Dans The Jakarta Method, Vincent Bevins explique comment les croisades anticommunistes de Washington ont durablement impacté le monde entier. Une leçon importante alors qu’une guerre froide contre la Chine se profile à l’horizon.
L’histoire de pays tels que la Russie et la Chine au 20e siècle est régulièrement associée à des violences de masse. Mentionnez le Cambodge et l’on évoquera forcément Pol Pot et les champs de la mort. Abordez le Vietnam et la conversation tournera bien vite autour de la guerre. Mais, si vous parlez de l’Indonésie, il y a de fortes chances pour que vos interlocuteurs admettent tout ignorer de l’histoire de ce pays et pour que la conversation dérive vers les plages de Bali et autres lieux touristiques.
Or, en 1965, ce pays a été le théâtre de l’un des plus larges déploiements de violence politique du siècle dernier. On estime qu’en l’espace de quelques mois, entre cinq cent mille et un million de communistes indonésiens, réels ou présumés, ont été massacrés. Une boucherie systématique, pour des raisons purement politiques et avec l’aide active des États-Unis.
Pendant des décennies, l’une des pages les plus sombres de l’histoire du monde moderne est passée presque totalement sous les radars. Mais, depuis quelques années, ces événements ont suscité un regain d’intérêt, en grande partie grâce à deux longs métrages du cinéaste britannique Joshua Oppenheimer, The Act of Killing en 2012 et The Look of Silence en 2014. Ces deux documentaires glaçants montrent à la fois les auteurs et les victimes de ces meurtres et décrivent ces événements avec un foisonnement de détails qui laissent sans voix, au point que pas un critique ne manque de souligner l’horreur éprouvée en les visionnant. Ces films ont quelque peu contraint les États-Unis à publier un certain nombre de documents secrets qui pourraient permettre aux historiens de commencer enfin à démêler le fil de ces événements.

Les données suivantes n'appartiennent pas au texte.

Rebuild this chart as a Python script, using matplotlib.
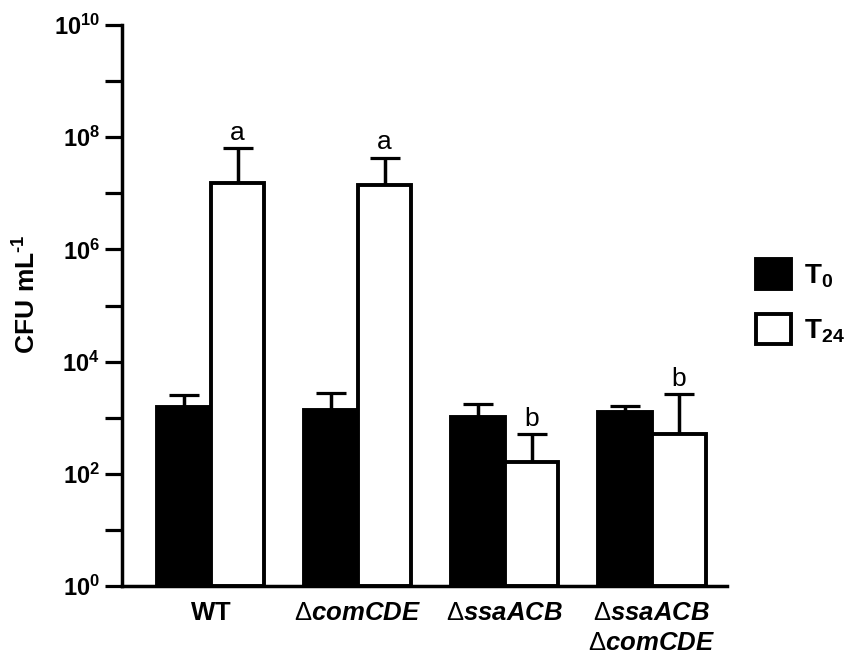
import numpy as np
import matplotlib
matplotlib.use("Agg")
import matplotlib.pyplot as plt

plt.rcParams['font.family'] = ['Liberation Sans', 'DejaVu Sans']
plt.rcParams['mathtext.fontset'] = 'custom'
plt.rcParams['mathtext.rm'] = 'Liberation Sans'
plt.rcParams['mathtext.it'] = 'Liberation Sans:italic:bold'
plt.rcParams['mathtext.bf'] = 'Liberation Sans:bold'

# strains and CFU values
strains = [r'$\mathbf{WT}$', r'$\Delta\mathit{comCDE}$', r'$\Delta\mathit{ssaACB}$',
           '$\\Delta\\mathit{ssaACB}$\n$\\Delta\\mathit{comCDE}$']
t0_mean = [1550, 1380, 1030, 1260]
t0_top = [2530, 2760, 1750, 1620]
t24_mean = [1.52e7, 1.4e7, 162, 510]
t24_top = [6.4e7, 4.3e7, 510, 2640]
letters = ['a', 'a', 'b', 'b']

x = np.arange(len(strains))
w = 0.364

fig = plt.figure(figsize=(8.47, 6.58), dpi=100)
ax = fig.add_axes([0.144, 0.1094, 0.7143, 0.8526])

t0_err = [np.zeros(len(x)), np.array(t0_top) - np.array(t0_mean)]
t24_err = [np.zeros(len(x)), np.array(t24_top) - np.array(t24_mean)]

b0 = ax.bar(x - w / 2, t0_mean, w, bottom=1, color='black', edgecolor='black',
            linewidth=2.8, zorder=2, label=r'$\mathbf{T_0}$')
b24 = ax.bar(x + w / 2, t24_mean, w, bottom=1, color='white', edgecolor='black',
             linewidth=2.8, zorder=2, label=r'$\mathbf{T_{24}}$')
ax.errorbar(x - w / 2, t0_mean, yerr=t0_err, fmt='none', ecolor='black',
            elinewidth=2.5, capsize=10.5, capthick=2.3, zorder=1)
ax.errorbar(x + w / 2, t24_mean, yerr=t24_err, fmt='none', ecolor='black',
            elinewidth=2.5, capsize=10.5, capthick=2.3, zorder=1)

for xi, top, lab in zip(x, t24_top, letters):
    ax.annotate(lab, xy=(xi + w / 2, top), xytext=(0, 6), textcoords='offset points',
                ha='center', va='baseline', fontsize=19)

ax.set_yscale('log')
ax.set_ylim(1, 1e10)
ax.set_xlim(-0.605, 3.51)
ax.set_yticks([10.0 ** k for k in range(11)])
ax.set_yticklabels([r'$\mathbf{10^{%d}}$' % k if k % 2 == 0 else '' for k in range(11)])
ax.yaxis.set_minor_locator(matplotlib.ticker.NullLocator())
ax.tick_params(axis='y', length=12, width=2.3, labelsize=17, pad=4)
ax.set_xticks(x)
ax.set_xticklabels(strains, fontsize=18.5, linespacing=1.3)
ax.tick_params(axis='x', length=0, pad=11)

for s in ['top', 'right']:
    ax.spines[s].set_visible(False)
for s in ['left', 'bottom']:
    ax.spines[s].set_linewidth(2.5)

fig.text(27 / 847, 1 - 294 / 658, '$\\mathbf{CFU\\ mL^{\u20101}}$', rotation=90,
         ha='center', va='center', fontsize=19)

ax.legend(handles=[b0, b24], loc='upper left', bbox_to_anchor=(756 / 847, 1 - 259 / 658),
          bbox_transform=fig.transFigure, frameon=False, fontsize=20, borderpad=0,
          borderaxespad=0, handlelength=1.26, handleheight=1.26, handletextpad=0.45,
          labelspacing=0.88)

fig.savefig('out.png', dpi=100)
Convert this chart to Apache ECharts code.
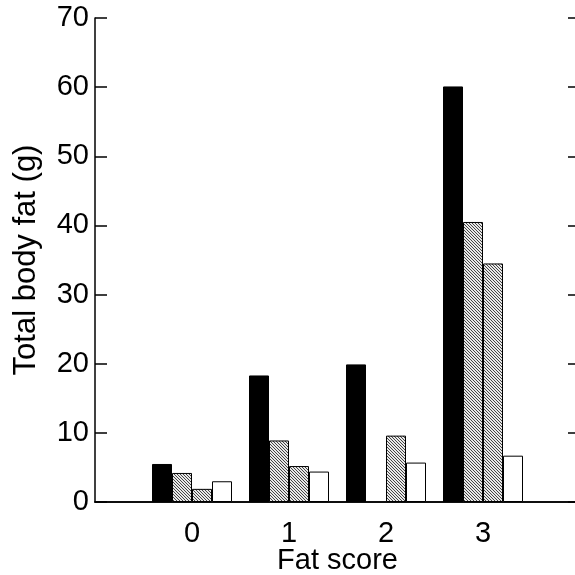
<!DOCTYPE html>
<html>
<head>
<meta charset="utf-8">
<script src="https://cdn.jsdelivr.net/npm/echarts@6/dist/echarts.min.js"></script>
<style>
html,body{margin:0;padding:0;background:#fff;}
#chart{width:575px;height:575px;}
</style>
</head>
<body>
<div id="chart"></div>
<script>
// ---- data ----
const categories = ['0', '1', '2', '3'];
const seriesBlack = [5.5, 18.3, 19.9, 60.1];
const seriesHatchA = [4.2, 8.9, null, 40.5];
const seriesHatchB = [1.9, 5.2, 9.6, 34.5];
const seriesWhite = [3.0, 4.4, 5.7, 6.7];
const yMin = 0, yMax = 70, yStep = 10;
const xTitle = 'Fat score';
const yTitle = 'Total body fat (g)';

// padded category list (empty slots at -1 and 4 so axis spans -1..4)
const axisCats = [' '].concat(categories, ['  ']);
function pad(arr) { return [null].concat(arr, [null]); }

function hatchPattern() {
  const c = document.createElement('canvas');
  c.width = 3; c.height = 3;
  const ctx = c.getContext('2d');
  ctx.fillStyle = '#e8e8e8';
  ctx.fillRect(0, 0, 3, 3);
  ctx.fillStyle = '#444444';
  for (let i = 0; i < 3; i++) ctx.fillRect(i, i, 1, 1);
  return { image: c, repeat: 'repeat' };
}

const FONT = 'Liberation Sans, Arial, Helvetica, sans-serif';
const chart = echarts.init(document.getElementById('chart'), null, { renderer: 'canvas' });

function barSeries(name, data, color) {
  return {
    name: name, type: 'bar', data: pad(data),
    barWidth: 20, barGap: '0%',
    itemStyle: { color: color, borderColor: '#000', borderWidth: 1 },
    animation: false
  };
}

chart.setOption({
  backgroundColor: '#fff',
  animation: false,
  grid: { left: 95, top: 18, width: 485, height: 484, containLabel: false, outerBoundsMode: 'none' },
  xAxis: [{
    type: 'category', data: axisCats, boundaryGap: false, position: 'bottom',
    axisLine: { show: true, lineStyle: { color: '#000', width: 1.5 } },
    axisTick: { show: false },
    axisLabel: { color: '#000', fontSize: 29, fontFamily: FONT, margin: 17 },
    splitLine: { show: false },
    name: xTitle, nameLocation: 'middle', nameGap: 44, nameMoveOverlap: false,
    nameTextStyle: { color: '#000', fontSize: 29, fontFamily: FONT }
  }, {
    type: 'category', data: axisCats, boundaryGap: false, position: 'top',
    axisLine: { show: true, lineStyle: { color: '#000', width: 1.5 } },
    axisTick: { show: false }, axisLabel: { show: false }, splitLine: { show: false }
  }],
  yAxis: [{
    type: 'value', min: yMin, max: yMax, interval: yStep, position: 'left',
    axisLine: { show: true, lineStyle: { color: '#000', width: 1.5 } },
    axisTick: { show: true, inside: true, length: 12, lineStyle: { color: '#000', width: 1.5 } },
    axisLabel: { color: '#000', fontSize: 29, fontFamily: FONT, margin: 6 },
    splitLine: { show: false },
    name: yTitle, nameLocation: 'middle', nameGap: 53, nameRotate: 90, nameMoveOverlap: false,
    nameTextStyle: { color: '#000', fontSize: 31, fontFamily: FONT }
  }, {
    type: 'value', min: yMin, max: yMax, interval: yStep, position: 'right',
    axisLine: { show: true, lineStyle: { color: '#000', width: 1.5 } },
    axisTick: { show: true, inside: true, length: 12, lineStyle: { color: '#000', width: 1.5 } },
    axisLabel: { show: false }, splitLine: { show: false }
  }],
  series: [
    barSeries('A', seriesBlack, '#000'),
    barSeries('B', seriesHatchA, hatchPattern()),
    barSeries('C', seriesHatchB, hatchPattern()),
    barSeries('D', seriesWhite, '#fff')
  ]
});
</script>
</body>
</html>
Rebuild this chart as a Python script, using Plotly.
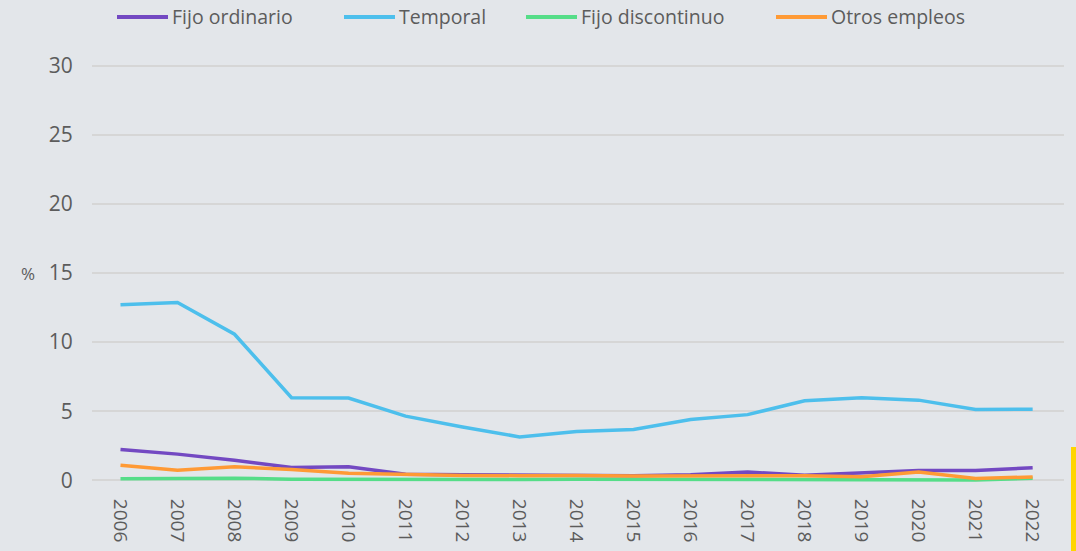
import plotly.graph_objects as go

years = list(range(2006, 2023))
series_names = ["Fijo ordinario", "Temporal", "Fijo discontinuo", "Otros empleos"]
fijo_ordinario = [2.22, 1.89, 1.45, 0.92, 0.97, 0.44, 0.40, 0.38, 0.36, 0.33, 0.40, 0.60, 0.36, 0.53, 0.70, 0.70, 0.90]
temporal = [12.7, 12.87, 10.57, 5.97, 5.95, 4.64, 3.85, 3.14, 3.52, 3.67, 4.40, 4.75, 5.75, 5.98, 5.80, 5.13, 5.14]
fijo_discontinuo = [0.10, 0.10, 0.15, 0.08, 0.06, 0.05, 0.05, 0.05, 0.07, 0.06, 0.06, 0.06, 0.06, 0.06, 0.05, 0.02, 0.15]
otros_empleos = [1.09, 0.73, 0.97, 0.78, 0.50, 0.41, 0.35, 0.33, 0.35, 0.30, 0.30, 0.30, 0.33, 0.25, 0.60, 0.12, 0.24]
y_ticks = [0, 5, 10, 15, 20, 25, 30]
colors = ["#7349c2", "#4dbfec", "#55dd88", "#ff9a35"]

values = [fijo_ordinario, temporal, fijo_discontinuo, otros_empleos]
FONT = "Open Sans"
TXT = "#5c5c5c"
BG = "#e3e6ea"

fig = go.Figure()
for name, vals, col in zip(series_names, values, colors):
    fig.add_trace(go.Scatter(x=years, y=vals, name=name, mode="lines",
                             line=dict(color=col, width=3.5), showlegend=False))

# plot area spans px 92..1064 horizontally, 59..483 vertically
L, R, T, B = 92, 1064, 59, 483
def px(x):
    return (x - L) / (R - L)
def py(y):
    return (B - y) / (B - T)

# custom legend
legend_starts = [117, 344, 526, 776]
for name, col, xs in zip(series_names, colors, legend_starts):
    fig.add_shape(type="line", xref="paper", yref="paper",
                  x0=px(xs), x1=px(xs + 51), y0=py(17), y1=py(17),
                  line=dict(color=col, width=4))
    fig.add_annotation(xref="paper", yref="paper", x=px(xs + 53), y=py(16),
                       text=name, showarrow=False, xanchor="left", yanchor="middle",
                       font=dict(family=FONT, size=19.5, color=TXT))

# % label
fig.add_annotation(xref="paper", yref="y", x=px(28), y=15, text="%", showarrow=False,
                   xanchor="center", yanchor="middle", font=dict(family=FONT, size=17, color=TXT))

# yellow accent bar
fig.add_shape(type="rect", xref="paper", yref="paper", x0=px(1071), x1=px(1077),
              y0=py(552), y1=py(447), fillcolor="#ffd500", line=dict(width=0))

fig.update_layout(
    width=1076, height=551,
    margin=dict(l=L, r=1076 - R, t=T, b=551 - B, pad=0, autoexpand=False),
    paper_bgcolor=BG, plot_bgcolor=BG,
    font=dict(family=FONT, size=20, color=TXT),
    showlegend=False,
)
fig.update_xaxes(range=[2005.5, 2022.55], tickvals=years, ticktext=[str(y) for y in years],
                 tickangle=90, showgrid=False, zeroline=False, showline=False, automargin=False,
                 ticks="outside", ticklen=11, tickcolor="rgba(0,0,0,0)",
                 tickfont=dict(family=FONT, size=19, color=TXT))
fig.update_yaxes(range=[-0.2, 30.5], tickvals=y_ticks, showgrid=True, gridcolor="#d6d6d6",
                 gridwidth=1.5, zeroline=False, showline=False, automargin=False,
                 ticks="outside", ticklen=14, tickcolor="rgba(0,0,0,0)",
                 tickfont=dict(family=FONT, size=21, color=TXT))

fig.write_html("out.html", config={"displayModeBar": False},
               post_script="document.body.style.margin='0';document.body.style.background='%s';" % BG)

The Jakarta Method, le livre de Vincent Bevins, ancien correspondant du Washington Post pour l’Asie du Sud-Est et du Los Angeles Times pour le Brésil, se concentre moins sur les massacres que sur l’importance des événements indonésiens de 1965 pour la Guerre froide contre le communisme et sur les raisons pour lesquelles ils restent aujourd’hui encore très actuels. Si Oppenheimer met en évidence dans ses films les terribles massacres, Bevins privilégie la vue d’ensemble. Ce qui l’intéresse, c’est le cadre général.
Bevins replace la violence politique en Indonésie dans la stratégie de guerre froide des États-Unis.
Pourtant, tout au long de son livre, Bevins raconte aussi des histoires concrètes de personnes, y compris celles des survivants des événements de 1965. Il écrit que les témoins plus âgés croyaient souvent qu’il voulait les entendre parler des tortures qu’ils avaient subies, comme le désiraient la plupart des journalistes et des universitaires. Bevins, lui, posait d’autres questions, qu’il formulait de manière très précise en bahasa. «Quand vous repensez aux années 1963 et 1964, quel genre de monde étiez-vous alors en train de construire? À quoi pensiez-vous que le monde ressemblerait au 21e siècle? Et est-ce le monde tel que nous le connaissons aujourd’hui? »
Les réponses des survivants ont été très claires: «Souvent, leurs yeux s’illuminaient en entendant ma première question. Ils n’avaient pas à chercher bien loin pour trouver la réponse. Ils avaient construit une nation forte et indépendante. Et ils s’étaient opposés aux pouvoirs en place à l’époque. Le socialisme n’était pas encore là, mais il serait advenu un jour. Ils voulaient créer un monde sans exploitation et sans injustice. La réponse à la deuxième question était si évidente qu’il semblait horrible de la poser. Ils sont en train de finir leur vie dans un pays en ruines, pauvre, dépendant et capitaliste, tout en étant obligés d’entendre chaque jour que c’était un crime d’oser rêver d’autre chose.»